Andrus, whose family owns several large developments along Johnston Street, attended only a handful of official meetings but followed the process through the media and in personal discussions with the other business people involved. While the issues were hashed out in public, Andrus took note and quietly went to work behind the scenes with a fundamental commitment to aesthetic improvements on a street he knew needed a lot of help. He approached his analysis with a businessman’s eye for the best return on investment. Utilizing the tools of his trade — information technology, graphic design, engineering analysis and expense projection on a commercial scale — Andrus has produced a study and launched a Web site that, collectively, would have cost at least $50,000 had it been contracted. His work is impressive and could provide a badly needed step beyond the impasse that has existed for years.

An animated feature on the home page of www.improvejohnston.org runs through the four-phase improvement sequence, starting with the existing view of Johnston Street and South College looking south (Image 1). In image 2, Andrus’ graphics team removes overhead power lines. In image 3, the team substitutes monument signage for existing business signs, and landscaping is added in the final image.

Using aerial photographs, Andrus began his analysis by gauging the impact of cutting a 116-foot wide swath along the thoroughfare. The overlay is published on the Web site and includes a Google map feature to illustrate how individual properties would fare. “When you look at how many buildings would be impacted, it’s staggering to think what the cost of right-of-way acquisition would be,” he says. “There’s the cost of land, the cost of the buildings and business severance payments that would have to be paid. And that doesn’t even take into account the time it would take to negotiate these deals, one by one.”

To Andrus’ business mind, the Johnston Street Redevelopment Initiative’s cost-benefit ratio made no sense based on the right-of-way it required.
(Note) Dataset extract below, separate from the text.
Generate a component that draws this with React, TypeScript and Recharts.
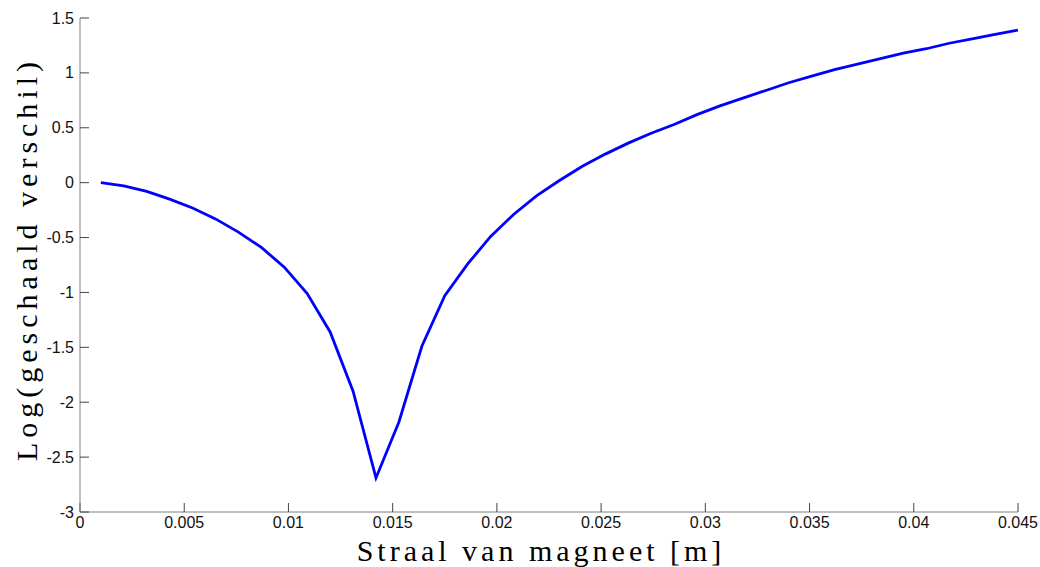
import { LineChart, Line, XAxis, YAxis, Label } from 'recharts';

const radius = [
  0.001, 0.0021, 0.0032, 0.0043, 0.0054, 0.0065, 0.0076, 0.0087, 0.0098, 0.0109,
  0.012, 0.0131, 0.0142, 0.0153, 0.0164, 0.0175, 0.0186, 0.0197, 0.0208, 0.0219,
  0.023, 0.0241, 0.0252, 0.0263, 0.0274, 0.0285, 0.0296, 0.0307, 0.0318, 0.0329,
  0.034, 0.0351, 0.0362, 0.0373, 0.0384, 0.0395, 0.0406, 0.0417, 0.0428, 0.0439,
  0.045,
];

const logDiff = [
  0.0, -0.03, -0.08, -0.15, -0.23, -0.33, -0.45, -0.59, -0.77, -1.01,
  -1.36, -1.9, -2.69, -2.18, -1.49, -1.03, -0.74, -0.49, -0.29, -0.12,
  0.02, 0.15, 0.26, 0.36, 0.45, 0.53, 0.62, 0.7, 0.77, 0.84,
  0.91, 0.97, 1.03, 1.08, 1.13, 1.18, 1.22, 1.27, 1.31, 1.35,
  1.39,
];

const xTicks = [0, 0.005, 0.01, 0.015, 0.02, 0.025, 0.03, 0.035, 0.04, 0.045];
const yTicks = [-3, -2.5, -2, -1.5, -1, -0.5, 0, 0.5, 1, 1.5];

const data = radius.map((r, i) => ({ r, v: logDiff[i] }));

const AXIS = '#808080';
const TICK = '#444';
const tickFamily = 'Liberation Sans, Arial, sans-serif';
const labelFont = 'Liberation Serif, serif';

// custom tick text so the size sticks
const XTick = (p: any) => (
  <text x={p.x} y={p.y + 11} textAnchor="middle" fontSize={16} fontFamily={tickFamily} fill="#111">
    {p.payload.value}
  </text>
);

const YTick = (p: any) => (
  <text x={p.x} y={p.y + 5.5} textAnchor="end" fontSize={16} fontFamily={tickFamily} fill="#111">
    {p.payload.value}
  </text>
);

const XLabel = (props: any) => {
  const { viewBox } = props;
  const cx = viewBox.x + viewBox.width / 2 - 8;
  return (
    <text
      x={cx}
      y={viewBox.y + 49}
      textAnchor="middle"
      fontSize={30}
      letterSpacing={4}
      fontFamily={labelFont}
      fill="#000"
    >
      Straal van magneet [m]
    </text>
  );
};

const YLabel = (props: any) => {
  const { viewBox } = props;
  const cx = 26;
  const cy = viewBox.y + viewBox.height / 2 - 6;
  return (
    <text
      x={cx}
      y={cy}
      transform={`rotate(-90, ${cx}, ${cy})`}
      textAnchor="middle"
      dominantBaseline="central"
      fontSize={30}
      letterSpacing={5}
      fontFamily={labelFont}
      fill="#000"
    >
      Log(geschaald verschil)
    </text>
  );
};

export default function App() {
  return (
    <div style={{ position: 'absolute', left: 0, top: 0, width: 1040, height: 567, background: '#fff' }}>
      <LineChart width={1040} height={567} data={data} margin={{ top: 18, right: 22, left: 0, bottom: 0 }}>
        <XAxis
          xAxisId="b"
          dataKey="r"
          type="number"
          domain={[0, 0.045]}
          ticks={xTicks}
          interval={0}
          allowDataOverflow
          height={55}
          stroke={AXIS}
          tickSize={-9}
          tickMargin={14}
          tickLine={{ stroke: TICK }}
          tick={<XTick />}
        >
          <Label content={<XLabel />} />
        </XAxis>
        <XAxis
          xAxisId="t"
          orientation="top"
          dataKey="r"
          type="number"
          domain={[0, 0.045]}
          ticks={xTicks}
          interval={0}
          allowDataOverflow
          height={0}
          stroke={AXIS}
          tickSize={-9}
          tickLine={{ stroke: TICK }}
          tickFormatter={() => ''}
        />
        <YAxis
          yAxisId="l"
          type="number"
          domain={[-3, 1.5]}
          ticks={yTicks}
          interval={0}
          allowDataOverflow
          width={80}
          stroke={AXIS}
          tickSize={-9}
          tickMargin={15}
          tickLine={{ stroke: TICK }}
          tick={<YTick />}
        >
          <Label content={<YLabel />} />
        </YAxis>
        <YAxis
          yAxisId="r"
          orientation="right"
          type="number"
          domain={[-3, 1.5]}
          ticks={yTicks}
          interval={0}
          allowDataOverflow
          width={0}
          stroke={AXIS}
          tickSize={-9}
          tickLine={{ stroke: TICK }}
          tickFormatter={() => ''}
        />
        <Line
          xAxisId="b"
          yAxisId="l"
          dataKey="v"
          type="linear"
          stroke="#0000ff"
          strokeWidth={2.8}
          dot={false}
          isAnimationActive={false}
        />
      </LineChart>
    </div>
  );
}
He began considering alternatives with the assumption that the only options that should be on the table are ones that can be done within the existing Johnston Street right-of-way. This would, according to Andrus, expedite the project’s completion and also hold down cost, which led to the first question: Given existing right-of-way as a parameter, what can be done that would have the highest impact? He started with the elimination of overhead power lines.

On New Year’s Day last year, Andrus came back early from a duck hunting trip to take photos along Johnston. “I figured there would be the least amount of traffic at that time, which is what we needed to get the raw photographs required for the next step,” he explains. He took hundreds of photographs that morning and started the arduous process of eliminating power lines and creosote poles using photo manipulation. The results were astounding. At that point, he attended a meeting of the planning commission for a little show-and-tell. “When I put the images on the big screen, there was a collective gasp from the audience,” he recalls. The simple elimination of overhead utilities allows the sky and existing trees as well as the buildings along Johnston Street to be more visible, which led Andrus to his next revelation: “You instantly realize that when you remove the overhead clutter of power lines, transformers and poles, you really don’t need all those gigantic, expensive signs.”
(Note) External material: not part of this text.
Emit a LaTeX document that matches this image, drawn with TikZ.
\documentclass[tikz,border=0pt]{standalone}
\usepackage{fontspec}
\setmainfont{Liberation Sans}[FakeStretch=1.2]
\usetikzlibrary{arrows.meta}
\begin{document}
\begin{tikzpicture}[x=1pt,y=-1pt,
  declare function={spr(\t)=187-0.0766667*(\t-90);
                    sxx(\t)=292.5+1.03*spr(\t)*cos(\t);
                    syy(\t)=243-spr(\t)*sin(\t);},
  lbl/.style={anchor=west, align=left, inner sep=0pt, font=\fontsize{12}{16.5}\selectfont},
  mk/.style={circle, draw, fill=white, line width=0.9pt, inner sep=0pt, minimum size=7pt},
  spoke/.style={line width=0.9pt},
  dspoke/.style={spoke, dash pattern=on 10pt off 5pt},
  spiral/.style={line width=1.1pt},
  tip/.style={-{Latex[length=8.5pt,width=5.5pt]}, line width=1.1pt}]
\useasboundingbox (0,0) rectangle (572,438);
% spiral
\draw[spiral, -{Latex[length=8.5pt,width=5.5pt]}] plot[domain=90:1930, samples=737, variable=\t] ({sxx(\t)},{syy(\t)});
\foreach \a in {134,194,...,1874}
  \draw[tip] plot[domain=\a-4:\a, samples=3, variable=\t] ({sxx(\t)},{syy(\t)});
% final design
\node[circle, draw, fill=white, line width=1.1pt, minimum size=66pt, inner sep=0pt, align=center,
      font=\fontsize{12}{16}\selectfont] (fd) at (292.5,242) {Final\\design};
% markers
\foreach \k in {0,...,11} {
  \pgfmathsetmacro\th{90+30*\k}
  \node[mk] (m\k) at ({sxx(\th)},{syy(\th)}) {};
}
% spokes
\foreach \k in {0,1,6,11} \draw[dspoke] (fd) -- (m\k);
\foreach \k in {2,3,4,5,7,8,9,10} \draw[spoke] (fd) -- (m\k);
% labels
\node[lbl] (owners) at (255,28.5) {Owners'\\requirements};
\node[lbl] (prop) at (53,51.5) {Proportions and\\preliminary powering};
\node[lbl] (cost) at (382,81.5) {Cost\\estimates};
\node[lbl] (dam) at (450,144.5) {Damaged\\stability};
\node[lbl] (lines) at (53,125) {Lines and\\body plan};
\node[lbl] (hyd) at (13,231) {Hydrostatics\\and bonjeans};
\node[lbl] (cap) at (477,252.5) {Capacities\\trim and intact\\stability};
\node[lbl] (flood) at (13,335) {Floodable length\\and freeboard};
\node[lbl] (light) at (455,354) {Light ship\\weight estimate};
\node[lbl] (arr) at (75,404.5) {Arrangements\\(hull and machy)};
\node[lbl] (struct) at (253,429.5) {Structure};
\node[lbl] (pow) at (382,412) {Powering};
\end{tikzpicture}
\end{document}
Later, in subsequent steps, he substituted unsightly traffic signals with newer standard issue suspension poles, like those on Camellia Boulevard. “Nothing fancy,” he notes. Then he replaced existing business signage with monument signs and finally added the essential trees and landscaping. The intriguing results are published on the home page of his Web site, which illustrates the intersection of Johnston Street and South College Drive in an example that uses animation to progress sequentially through the different stages of improvement. The effect is dramatic. Best of all, he says his strategy is doable in the very near term.

To help traffic flow more smoothly on Johnston Street, Andrus suggests deceleration lanes for key shopping destinations and a network of ‘rest stops’ where city buses can pull out of traffic to load and off-load passengers. “They could be landscaped and perhaps even be safer for those who ride the buses,” he adds. He suggests that it could lead to better synchronization of traffic signals and thinks that private property owners would see the value of having such features and cooperate to make land available. “I think any business owner would be happy to cooperate on something that makes it easier for customers to get to their store,” he says.
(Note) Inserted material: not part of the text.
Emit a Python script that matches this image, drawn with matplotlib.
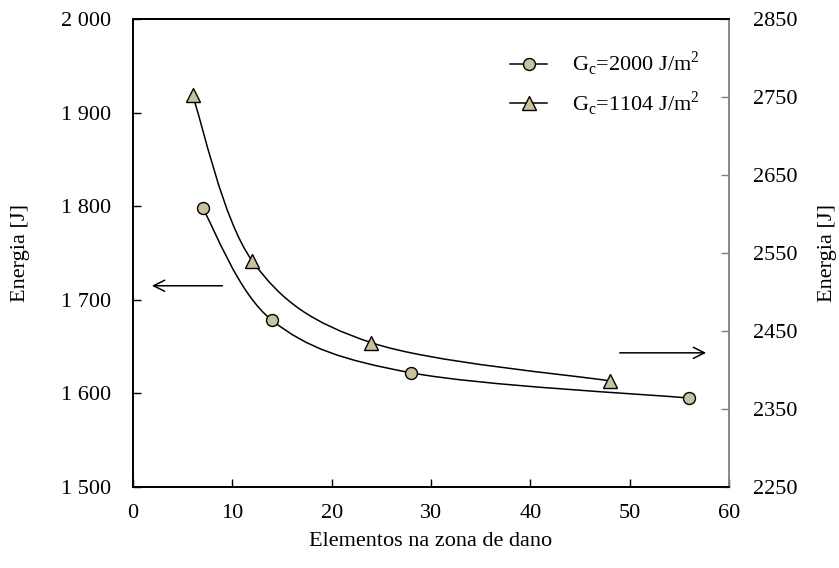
import numpy as np
import matplotlib
matplotlib.use("Agg")
import matplotlib.pyplot as plt
from matplotlib.path import Path
from matplotlib.patches import PathPatch
from matplotlib.lines import Line2D

plt.rcParams['font.family'] = ['Liberation Serif', 'DejaVu Serif']
plt.rcParams['mathtext.fontset'] = 'custom'
plt.rcParams['mathtext.rm'] = 'Liberation Serif'

# data
x_gc2000 = [7, 14, 28, 56]
e_gc2000 = [1798, 1678, 1622, 1595]      # left axis
x_gc1104 = [6, 12, 24, 48]
e_gc1104 = [2752, 2540, 2435, 2386]      # right axis

label_gc2000 = r'G$_\mathregular{c}$=2000 J/m$^\mathregular{2}$'
label_gc1104 = r'G$_\mathregular{c}$=1104 J/m$^\mathregular{2}$'

xticks = [0, 10, 20, 30, 40, 50, 60]
left_ticks = [1500, 1600, 1700, 1800, 1900, 2000]
left_ticklabels = ['1 500', '1 600', '1 700', '1 800', '1 900', '2 000']
right_ticks = [2250, 2350, 2450, 2550, 2650, 2750, 2850]

xlabel = 'Elementos na zona de dano'
ylabel = 'Energia [J]'

face = '#CAC29E'
FS = 16


def smooth_path(xs, ys):
    p = np.column_stack([xs, ys]).astype(float)
    n = len(p)
    verts = [p[0]]
    codes = [Path.MOVETO]
    for i in range(n - 1):
        p0 = p[i - 1] if i > 0 else p[i]
        p1 = p[i]
        p2 = p[i + 1]
        p3 = p[i + 2] if i + 2 < n else p[i + 1]
        c1 = p1 + (p2 - p0) / 6.0
        c2 = p2 - (p3 - p1) / 6.0
        verts += [c1, c2, p2]
        codes += [Path.CURVE4] * 3
    return Path(verts, codes)


fig = plt.figure(figsize=(8.39, 5.68), dpi=100)
ax = fig.add_axes([133 / 839, 1 - 487 / 568, (729 - 133) / 839, (487 - 19) / 568])
ax2 = ax.twinx()

ax.add_patch(PathPatch(smooth_path(x_gc2000, e_gc2000), fill=False, lw=1.1, color='black'))
ax.plot(x_gc2000, e_gc2000, 'o', ms=8.6, mfc=face, mec='black', mew=1.0, zorder=5)
ax2.add_patch(PathPatch(smooth_path(x_gc1104, e_gc1104), fill=False, lw=1.1, color='black'))
ax2.plot(x_gc1104, e_gc1104, '^', ms=9.6, mfc=face, mec='black', mew=1.0, zorder=5)

ax.set_xlim(0, 60)
ax.set_ylim(1500, 2000)
ax2.set_ylim(2250, 2850)
ax.set_xticks(xticks)
ax.set_yticks(left_ticks)
ax.set_yticklabels(left_ticklabels)
ax2.set_yticks(right_ticks)

ax.tick_params(axis='x', direction='in', length=6, width=1, labelsize=FS, pad=12)
ax.tick_params(axis='y', direction='in', length=6, width=1, labelsize=FS, pad=16)
ax2.tick_params(axis='y', direction='in', length=6, width=1, color='#808080', labelsize=FS, pad=17)
for s in ['left', 'bottom', 'top']:
    ax.spines[s].set_linewidth(1.3)
    ax2.spines[s].set_linewidth(1.3)
ax2.spines['right'].set_color('#808080')
ax2.spines['right'].set_linewidth(1.3)
ax.spines['right'].set_visible(False)

ax.set_xlabel(xlabel, fontsize=FS, labelpad=7)
ax.set_ylabel(ylabel, fontsize=FS, labelpad=22)
ax2.set_ylabel(ylabel, fontsize=FS, labelpad=15)

# arrows
ax.annotate('', xy=(1.9, 1715), xytext=(9.0, 1715),
            arrowprops=dict(arrowstyle='->', lw=1.1, color='black', mutation_scale=20,
                            shrinkA=0, shrinkB=0))
ax2.annotate('', xy=(57.7, 2422), xytext=(49.0, 2422),
             arrowprops=dict(arrowstyle='->', lw=1.1, color='black', mutation_scale=20,
                             shrinkA=0, shrinkB=0))

h1 = Line2D([], [], color='black', lw=1.1, marker='o', ms=8.6, mfc=face, mec='black')
h2 = Line2D([], [], color='black', lw=1.1, marker='^', ms=9.6, mfc=face, mec='black')
leg = ax.legend([h1, h2], [label_gc2000, label_gc1104], loc='upper left',
                bbox_to_anchor=((510 - 133) / 596, (487 - 50) / 468), frameon=False,
                fontsize=FS, handlelength=1.67, handletextpad=1.1, labelspacing=0.5,
                borderpad=0, borderaxespad=0)

fig.savefig('out.png', dpi=100)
There are some features of UL’s original redevelopment initiative Andrus feels should be implemented, like the concept of defining different ‘districts’ that utilize unique streetscaping, light fixtures and signage appropriate to the variety of prevailing land use in segments along the street. And in the newer portions of Johnston Street, where ample rights-of-way exist, perhaps boulevards and extra amenities could be introduced. “We can’t think that one size fits all when it comes to Johnston Street,” he says, “and I don’t think that’s all bad. It adds some character to the drive.”

Durel is hopeful Andrus’ plan could settle the often heated dispute over Johnston Street and is ready to explore all the funding options available, including state and federal transportation dollars. Tax Increment Financing districts, commonly called TIFs, and front-foot assessments. Durel also wants to find a funding formula that helps businesses transition to monument signage as quickly as possible. For him, a significant part of the plan’s appeal is the minimal disruption to businesses located along the artery. “As a former business owner, I experienced first-hand what impact road construction can have,” he says. “In regard to this project, I always said I wanted minimal disruption for the small businesses on Johnston Street.”

This proposed compromise will likely be a big disappointment for project purists who aspire only to the bigger vision. The Andrus solution is not perfect, but it clearly succeeds on many key levels and, hopefully, will be a credible entry to the public debate. “All of us along Johnston understand that these improvements will be good for our enterprises,” he adds, “but it’s also about what’s good for the community.”